Wednesday 9 May 2012

Strengthening The Cable

Those of you who said that it was impossible to separate retail banking from investment banking, you could always have taken it up with every mutual building society, by law. As of December, you could always have taken it up with Her Majesty's Government, led by your own beloved Conservative Party, to which you owe either tribal allegiance as soi-disant Tories or ideological allegiance as Blairites rallying to Blairs Heir. And as of today, you can take it up with Her Majesty Herself.

Thanks to those much-maligned figures, the conservative Democrats such as Glass and Steagall, that separation existed in America throughout the period when she first rose to, and then occupied, global economic pre-eminence. But then along came the Clinton creature. The stage is set to entrench our own Glass-Steagall yet further by legislating for the whole of retail banking, apart from those public stakes, to be turned into a network of mutual building societies. The trick with the Conservatives has always been to make them think that it was their idea. As we see today.

Although the Cabinet Minister responsible is to be Vince Cable. Yesterday, he called for significant repatriation of power from the EU. Hitherto, mild to strong Eurosceptics have kept quiet within the Liberal Democrats. They have probably assumed that they were a tiny minority. But I bet that they are not. In fact, I bet that they are not really a minority at all. And now, they have to make legislative and executive decisions.

Vicious campaigners though they very often are, Lib Dems believe profoundly in the election, sensibly or otherwise, of everyone who exercises any sort of power. In absolute openness and freedom of information, prudent or otherwise. In the highest possible degree of decentralisation and localism, appropriate or otherwise. In the heritage of uncompromising opposition to political extremism everywhere from Moscow to Pretoria abroad, and from the Communist Party to the Monday Club at home. In (unlike me) the tradition of anti-protectionism against everyone from nineteenth-century agricultural Tories to 1970s industrial trade unionists. In the rural Radicalism that has always stood against the pouring of lucre into the pockets of the landlords. And in the interests of the arc of Lib Dem fishing seats from Cornwall to the Highlands and Islands via North Norfolk, Berwick, and North East Fife.

Vince Cable and Ed Davey are now in the Cabinet. The similarly non-Eurofanatical David Heath and Norman Lamb are on the cusp of it, with Alistair Carmichael as the party’s Chief and the Government’s Deputy Chief Whip. The Deputy Leader, Simon Hughes, abstained over Maastricht and remains no less lukewarm. The Party President, Tim Farron, is very much of the same mind. David Laws belongs in the same prison as anyone who had stolen that much in Housing Benefit, but the fact remains that he is effectively an unpaid Minister without Portfolio instead. Nick Harvey went so far as to vote against Maastricht. It is time for them to be smoked out, or for them to be given the opportunity to act in accordance with their principles. We need legislation with five simple clauses, most easily introduced as an amendment to the next appropriate Government Bill.
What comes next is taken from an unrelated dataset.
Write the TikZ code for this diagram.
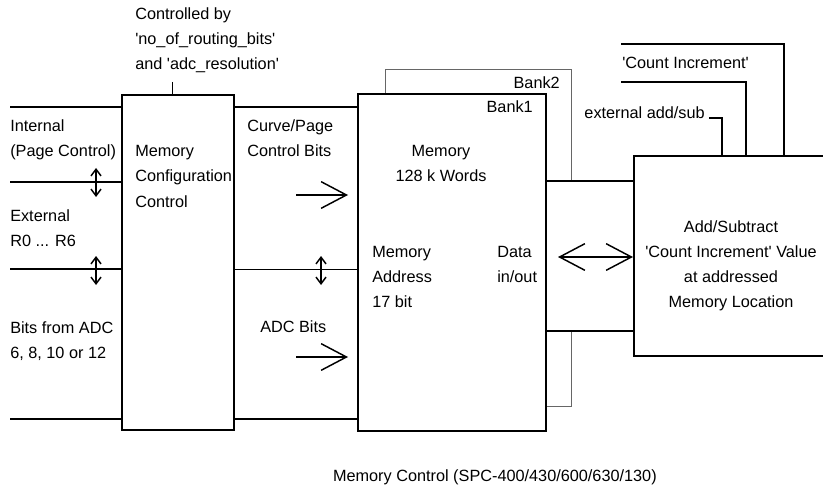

First, the restoration of the supremacy of British over EU law, and its use to repatriate agricultural policy and to restore our historic fishing rights in accordance with international law. Secondly, the requirement that, in order to have any effect in the United Kingdom, all EU law pass through both Houses of Parliament as if it had originated in one or other of them. Thirdly, the requirement that British Ministers adopt the show-stopping Empty Chair Policy until such time as the Council of Ministers meets in public and publishes an Official Report akin to Hansard. Fourthly, the disapplication in the United Kingdom of any ruling of the European Court of Justice or of the European Court of Human Rights unless confirmed by a resolution of the House of Commons.

And fifthly, the disapplication in the United Kingdom of anything passed by the European Parliament but not by the majority of those MEPs certified as politically acceptable by one or more seat-taking members of the House of Commons. Thus, we would no longer subject to the legislative will of Stalinists and Trotskyists, neo-Fascists and neo-Nazis, members of Eastern Europe’s kleptomaniac nomenklatura, neoconservatives such as now run France and Germany, people who believe the Provisional Army Council to be the sovereign body throughout Ireland, or Dutch ultra-Calvinists who will not have women candidates. Soon to be joined by Turkey’s Islamists, secular ultranationalists, and violent Kurdish Marxist separatists.

Ed Miliband, over to you. Challenge the Lib Dems to prove their commitment to liberty and democracy, to the Liberal and Social Democratic patrimonies. Or over to Simon Hughes and Tim Farron? Or even over to Vince Cable? If not, why not?